Oh, and about that Desktop…
Confession time: I’ve been asking myself lately if the way I spend my time always reflects my highest priorities. Ever feel like things get in your way of working on the things that are most important to you?
Guess what I decided to do about it? I mentioned it to my coach (Yeah, I have my own coach– it’s great!)
She asked me some questions about my thinking behind this concern and we explored together. Is it a time management problem? Inability to “multi-task?” Have I been using the right personal organization tools in just the right way, given the nature of my projects and the way my mind functions? Do I need to block out focus times on my calendar a bit differently?

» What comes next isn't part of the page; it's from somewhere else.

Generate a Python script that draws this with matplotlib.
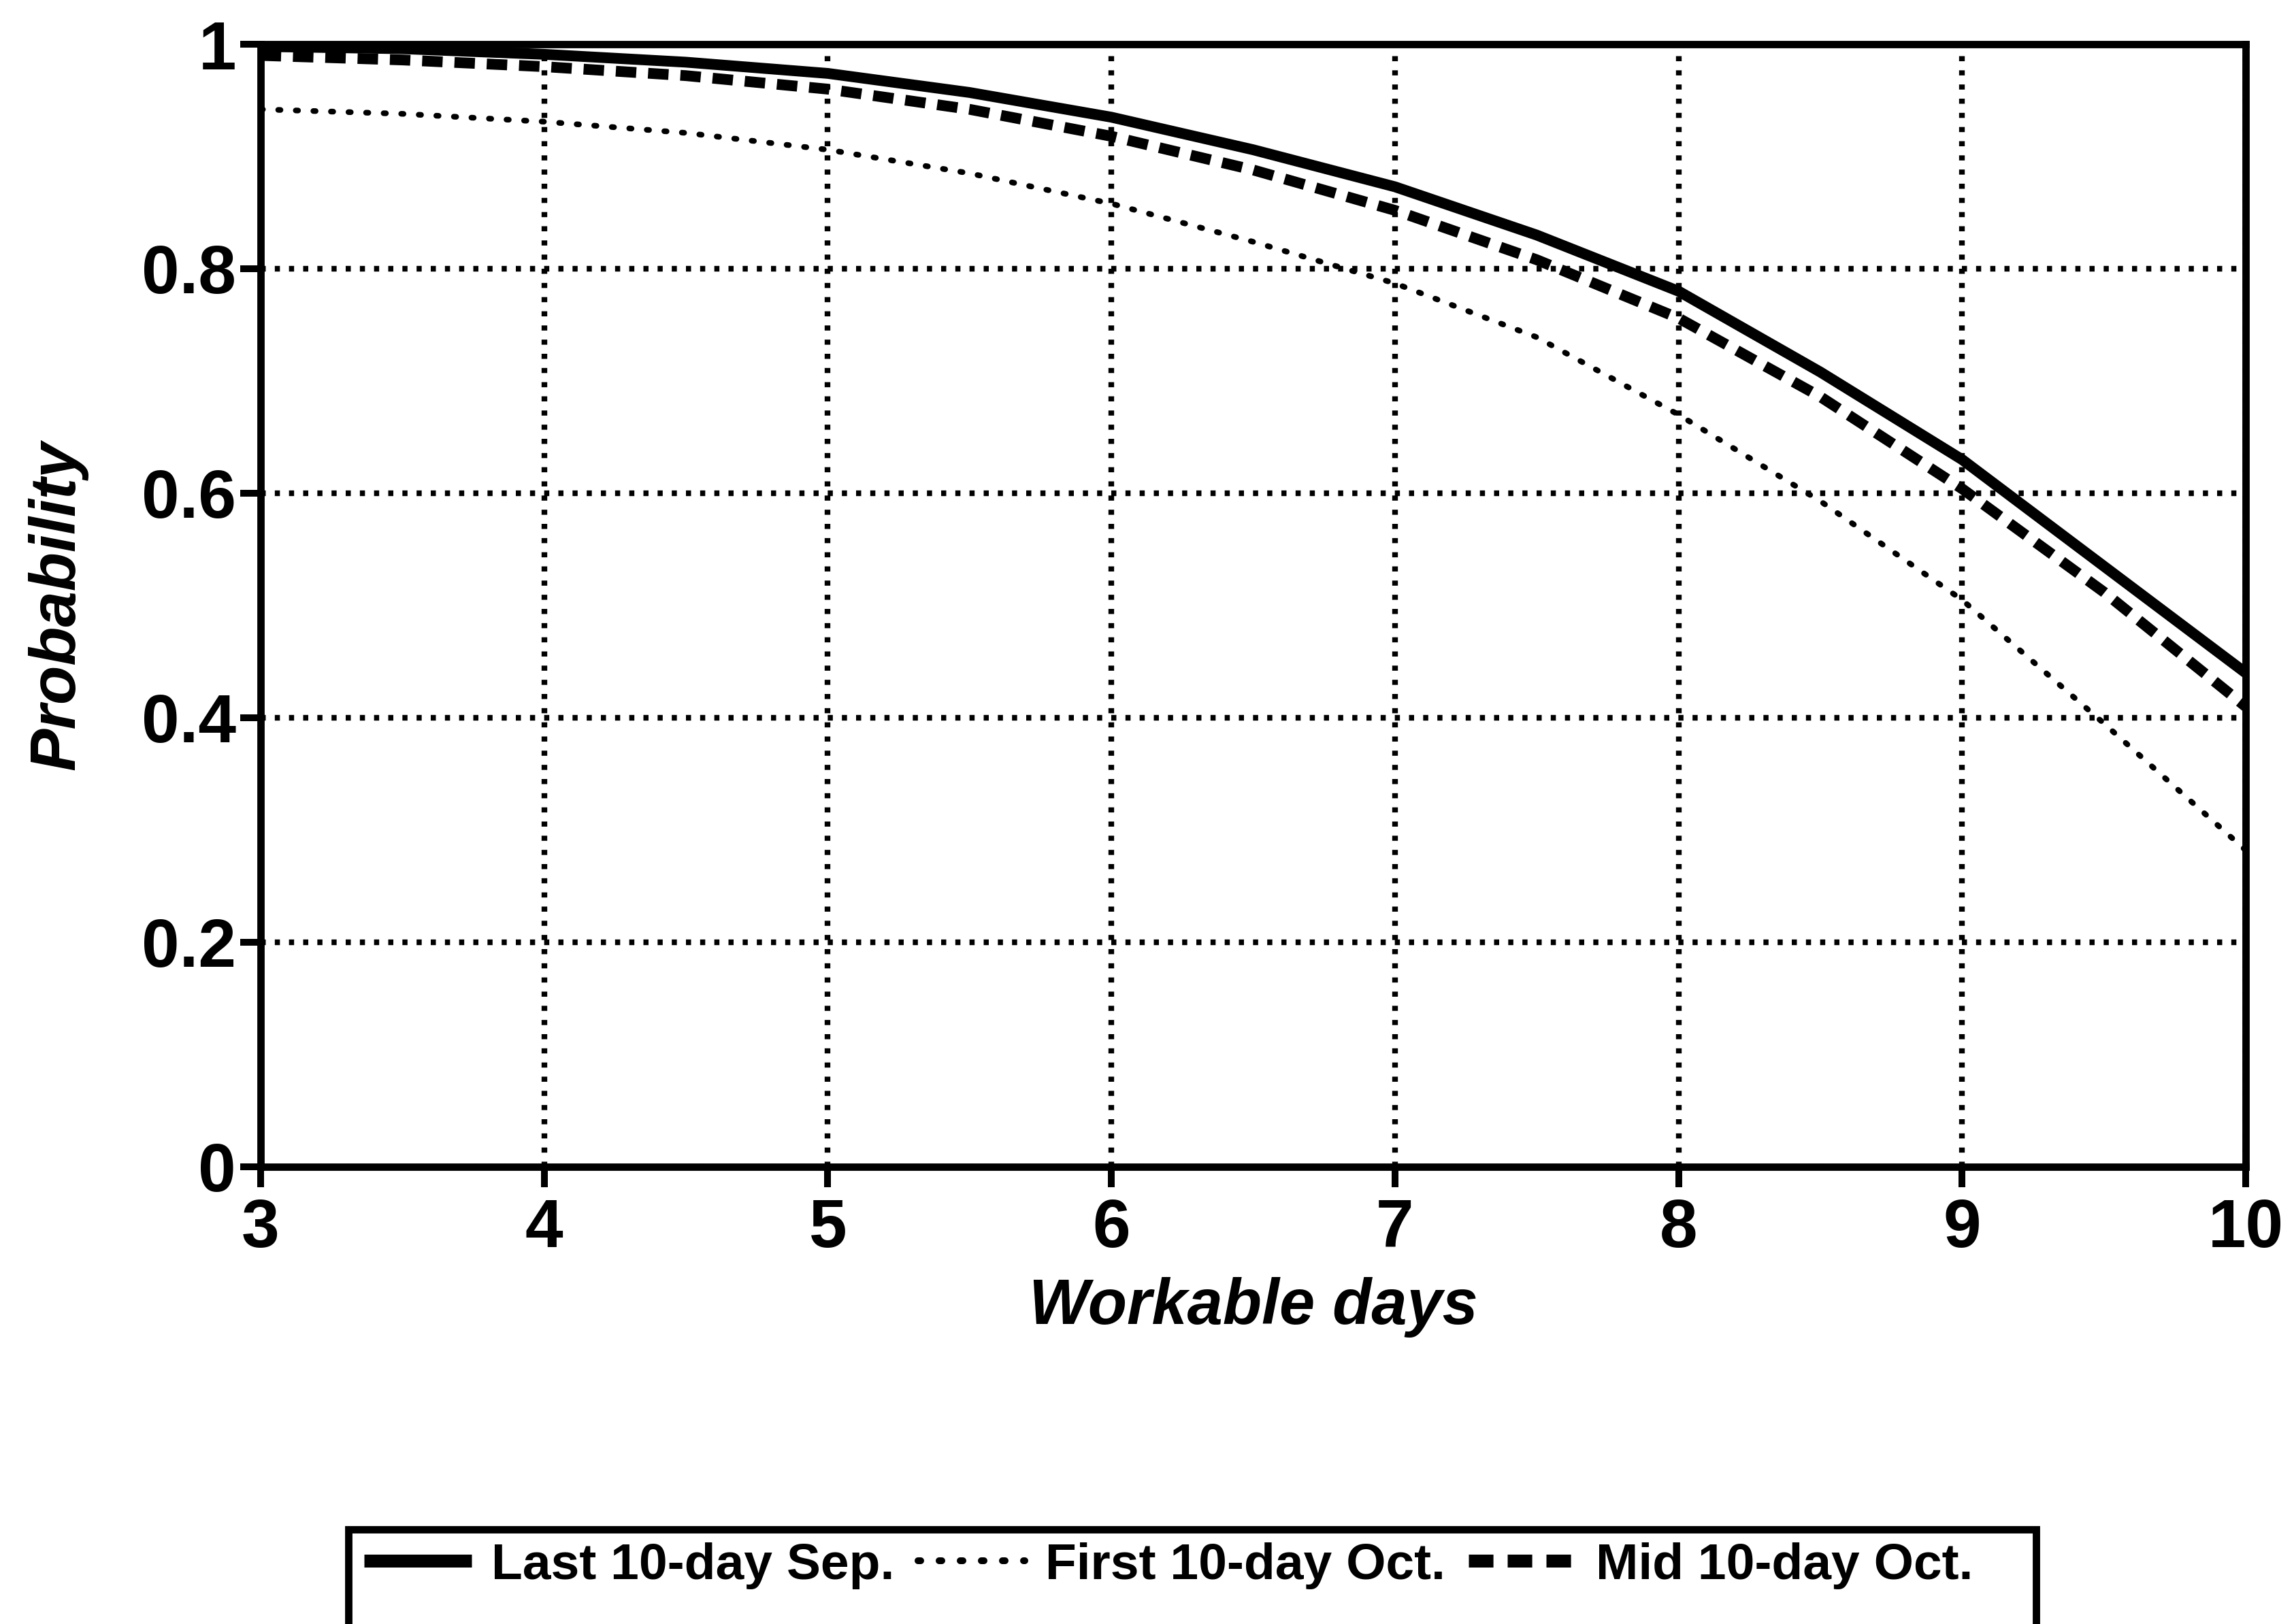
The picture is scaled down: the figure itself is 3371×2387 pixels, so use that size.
"""Probability of reaching a given number of workable days, by sowing period."""

import matplotlib

matplotlib.use("Agg")

import matplotlib.pyplot as plt
from matplotlib import font_manager
from matplotlib.patches import Rectangle

# Workable days (x) and probability of at least that many workable days.
workable_days = [3, 3.5, 4, 4.5, 5, 5.5, 6, 6.5, 7, 7.5, 8, 8.5, 9, 9.5, 10]
last_sep = [0.998, 0.996, 0.991, 0.984, 0.974, 0.957, 0.935, 0.906, 0.873,
            0.830, 0.780, 0.708, 0.630, 0.535, 0.440]
first_oct = [0.942, 0.938, 0.931, 0.921, 0.906, 0.885, 0.858, 0.824, 0.787,
             0.739, 0.670, 0.593, 0.505, 0.395, 0.282]
mid_oct = [0.990, 0.986, 0.980, 0.972, 0.960, 0.942, 0.918, 0.888, 0.852,
           0.808, 0.756, 0.686, 0.604, 0.512, 0.410]

series_labels = ["Last 10-day Sep.", "First 10-day Oct.", "Mid 10-day Oct."]
x_ticks = [3, 4, 5, 6, 7, 8, 9, 10]
y_ticks = [0, 0.2, 0.4, 0.6, 0.8, 1.0]
y_tick_labels = ["0", "0.2", "0.4", "0.6", "0.8", "1"]

# Narrow Helvetica look for labels/legend when the narrow face is installed.
installed = {f.name for f in font_manager.fontManager.ttflist}
if "Liberation Sans Narrow" in installed:
    LABEL_FONT, LABEL_SIZE, LEGEND_SIZE = "Liberation Sans Narrow", 26, 20.5
else:
    LABEL_FONT, LABEL_SIZE, LEGEND_SIZE = "Liberation Sans", 22.5, 18

plt.rcParams["font.family"] = ["Liberation Sans", "DejaVu Sans"]

W, H, DPI = 3371, 2387, 300
fig = plt.figure(figsize=(W / DPI, H / DPI), dpi=DPI)
fig.patch.set_facecolor("white")

left, right, top, bottom = 383, 3300, 65, 1715
ax = fig.add_axes([left / W, 1 - bottom / H, (right - left) / W, (bottom - top) / H])

ax.plot(workable_days, last_sep, color="black", lw=3.8, ls="-",
        solid_capstyle="butt", solid_joinstyle="round",
        label=series_labels[0], zorder=4)
ax.plot(workable_days, first_oct, color="black", lw=2.0, ls=(0, (0.4, 2.7)),
        dash_capstyle="round", label=series_labels[1], zorder=3)
ax.plot(workable_days, mid_oct, color="black", lw=3.8, ls=(0, (1.9, 1.1)),
        dash_capstyle="butt", label=series_labels[2], zorder=3)

ax.set_xlim(3, 10)
ax.set_ylim(0, 1)
ax.set_xticks(x_ticks)
ax.set_yticks(y_ticks)
ax.set_yticklabels(y_tick_labels)

ax.grid(True, color="black", lw=2.0, ls=(0, (0.9, 1.6)))
ax.set_axisbelow(True)

for side in ["left", "right", "top", "bottom"]:
    ax.spines[side].set_linewidth(2.6)
    ax.spines[side].set_color("black")
    ax.spines[side].set_zorder(5)

ax.tick_params(axis="both", direction="out", length=7.2, width=2.4,
               labelsize=24, colors="black")
ax.tick_params(axis="x", pad=3.6)
ax.tick_params(axis="y", pad=1.5)
for lbl in ax.get_xticklabels() + ax.get_yticklabels():
    lbl.set_fontweight("bold")

ax.set_xlabel("Workable days", fontsize=LABEL_SIZE, fontweight="bold",
              fontstyle="italic", family=[LABEL_FONT, "DejaVu Sans"])
ax.set_ylabel("Probability", fontsize=LABEL_SIZE, fontweight="bold",
              fontstyle="italic", family=[LABEL_FONT, "DejaVu Sans"])
ax.xaxis.set_label_coords(0.5, -0.098)
ax.yaxis.set_label_coords(-0.087, 0.5)

# Legend row below the plot; its frame runs off the bottom edge of the figure.
leg = fig.legend(
    loc="center left",
    bbox_to_anchor=(535 / W, 1 - 2301 / H),
    ncol=3,
    frameon=False,
    borderpad=0,
    borderaxespad=0,
    handlelength=2.1,
    handletextpad=0.40,
    columnspacing=0.45,
    prop={"family": [LABEL_FONT, "DejaVu Sans"], "weight": "bold",
          "size": LEGEND_SIZE},
)
for handle in leg.legend_handles:
    handle.set_linewidth(handle.get_linewidth() * 1.2)

frame_left, frame_right, frame_top = 512, 2992, 2248
fig.patches.append(Rectangle(
    (frame_left / W, -0.05),
    (frame_right - frame_left) / W,
    (H - frame_top) / H + 0.05,
    transform=fig.transFigure, fill=False, edgecolor="black", lw=2.6,
    clip_on=False,
))

fig.savefig("out.png", dpi=DPI, facecolor="white")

An Unplanned Journey Back Through Time
This conversation with my coach was probably in the back of my mind as, a day or so later, I spent some time trying to find a web page I was quite certain I had saved as a “favorite.” It had been four or five months since I viewed that page, and I wasn’t finding it in any of my “usual suspects” folders. Three minutes passed. Six minutes. Ten! Valuable time. But I was finding some old favorites that brought back old memories and made me smile, even laugh aloud a time or two. I clearly didn’t need those favorites saved anymore. Or I realized I didn’t ever need them in the first place.

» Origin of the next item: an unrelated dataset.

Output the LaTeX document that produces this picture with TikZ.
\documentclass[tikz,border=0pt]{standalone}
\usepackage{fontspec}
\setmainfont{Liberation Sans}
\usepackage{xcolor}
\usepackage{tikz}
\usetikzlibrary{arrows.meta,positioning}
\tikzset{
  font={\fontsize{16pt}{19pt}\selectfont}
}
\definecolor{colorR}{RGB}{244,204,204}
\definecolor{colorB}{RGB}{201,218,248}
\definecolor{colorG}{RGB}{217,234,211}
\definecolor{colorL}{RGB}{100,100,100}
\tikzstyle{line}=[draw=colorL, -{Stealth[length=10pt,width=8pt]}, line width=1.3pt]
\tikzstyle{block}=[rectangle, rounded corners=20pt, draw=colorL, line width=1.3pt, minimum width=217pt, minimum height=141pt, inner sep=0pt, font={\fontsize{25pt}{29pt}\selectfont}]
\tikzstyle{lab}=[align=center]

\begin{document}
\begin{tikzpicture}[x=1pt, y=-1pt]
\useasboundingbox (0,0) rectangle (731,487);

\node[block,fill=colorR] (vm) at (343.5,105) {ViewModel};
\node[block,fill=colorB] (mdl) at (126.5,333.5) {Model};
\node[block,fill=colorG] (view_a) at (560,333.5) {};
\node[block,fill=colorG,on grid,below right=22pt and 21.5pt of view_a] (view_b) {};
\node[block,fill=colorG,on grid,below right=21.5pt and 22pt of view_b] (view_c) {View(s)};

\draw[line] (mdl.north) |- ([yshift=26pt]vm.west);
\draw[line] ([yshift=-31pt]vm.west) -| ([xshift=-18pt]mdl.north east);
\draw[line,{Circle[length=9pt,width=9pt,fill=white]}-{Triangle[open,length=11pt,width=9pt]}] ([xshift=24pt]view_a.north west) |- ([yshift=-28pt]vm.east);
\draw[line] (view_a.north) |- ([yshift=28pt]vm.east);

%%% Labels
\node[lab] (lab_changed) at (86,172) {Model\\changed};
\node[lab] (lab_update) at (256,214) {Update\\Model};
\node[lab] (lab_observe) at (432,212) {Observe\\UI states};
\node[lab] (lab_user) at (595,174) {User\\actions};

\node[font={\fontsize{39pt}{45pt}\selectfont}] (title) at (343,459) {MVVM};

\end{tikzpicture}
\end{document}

The trip down memory lane was fun, but after - was it 20 minutes? Thirty? Unplanned, unproductive minutes out of my day that I would never get back. Hijacked by my Favorites!
I registered irony: I’m often paid to help other people focus on their most important priorities, and the browser favorites I had saved and folders I created included an entire galaxy of thoughts and ideas that had distracted me away from what mattered most to me on that particular day.
Blocking Out Time to Take Back Control
I made a plan to spend time going through my favorites a bit more systematically, to clean them up. Then on the appointed day and time, I began cleaning and organizing. I laughed more as I saw things that had captured my attention five or six years earlier. But now they were only getting in the way. I deleted a good portion of my galaxy of Favorites with nary a second thought, and moved some others into or between folders so that I had the right planets orbiting together in the right solar system of Favorites. All told, it took about 25 minutes.
I had psyched myself into being ruthless in my approach to culling my list of Favorites down to those pages I would likely want to view in the next 12 months. That was a lesson I learned from something I read once about de-cluttering a house. That idea of "ruthlessness" always stayed with me and in this case, it served me well.
While doing this, I started thinking about the discussion I had with my coach about focusing on my biggest priorities - the very process of deciding whether and where my ideas belonged in my head space and how to translate them into action. I experienced this activity as a way of making my personal gateway to the Internet match my ideal mental framework. I was drawing a better map to information that matters most, with better road signs to the right exits on the information superhighway.
Take The ‘Browser Favorites Review Challenge’
If you’re currently struggling with prioritization and focus when using your laptop or mobile device, why not try this fun hack? Create a reasonable time-box: 15 minutes? Thirty? Longer? Only you know how much time is right. Use that time to go through your browser favorites with the goal of eliminating and reorganizing so that you end up with a result that truly reflects your current priorities. If you don’t feel brave enough to delete things on the chance you might need them one day, think about creating an “Everything Else” folder with subfolders beneath that contain all the things that don’t pertain to your most important focus areas. Here is my highly anecdotal list of benefits that might accrue from this exercise:
1. Laughter. It’s not a dreadful thing to be reminded of pages you saved months or years ago and find at least some of those reminders amusing. Let yourself laugh – it’s healthy!
2. Perspective. Seeing the old favorites in your list may even remind you of aspects of your personal journey that will challenge, inspire, or remind you of things you still find motivating for today. Or reinforce why it’s still important to leave some of those old things behind. Or help you to appreciate your own journey and growth.
3. Time. Plan a little time up-front to save un-planned time spent trying frantically to locate something you’ve lost track of when you really need it.
4. Calm. How do you feel during the experience of trying to find a file or a favorite you need when you know it’s there someplace, but you just aren’t seeing it? Some of my clients have told me that de-cluttering what their eyes take in has yielded a greater sense of calm and well-being, even when they're not looking for something.
5. Focus. You’ll end up better able to recall where to find the important stuff, and with fewer distractions readily available to pull you away from your focus work whenever you’re searching your Favorites in the future.
Another Good Idea: Evaluate Your Device’s “Desktop”
Closely related to our menus of Favorites and Bookmarks, I found this excellent article on maintaining the visual cleanliness of our devices’ desktops, written by Natalie Walters for Business Insider and featuring the wisdom of psychologist Pamela Rutledge, director of the Media Psychology Research Center in Newport Beach, California.
My Happy Ending
By taking my own medicine and doing the Browser Favorites Review Challenge, I did find that Favorite I was looking for. The page I was looking for pertained to corporate balance sheets, and I had conveniently filed it in a folder where I had been keeping dessert recipes!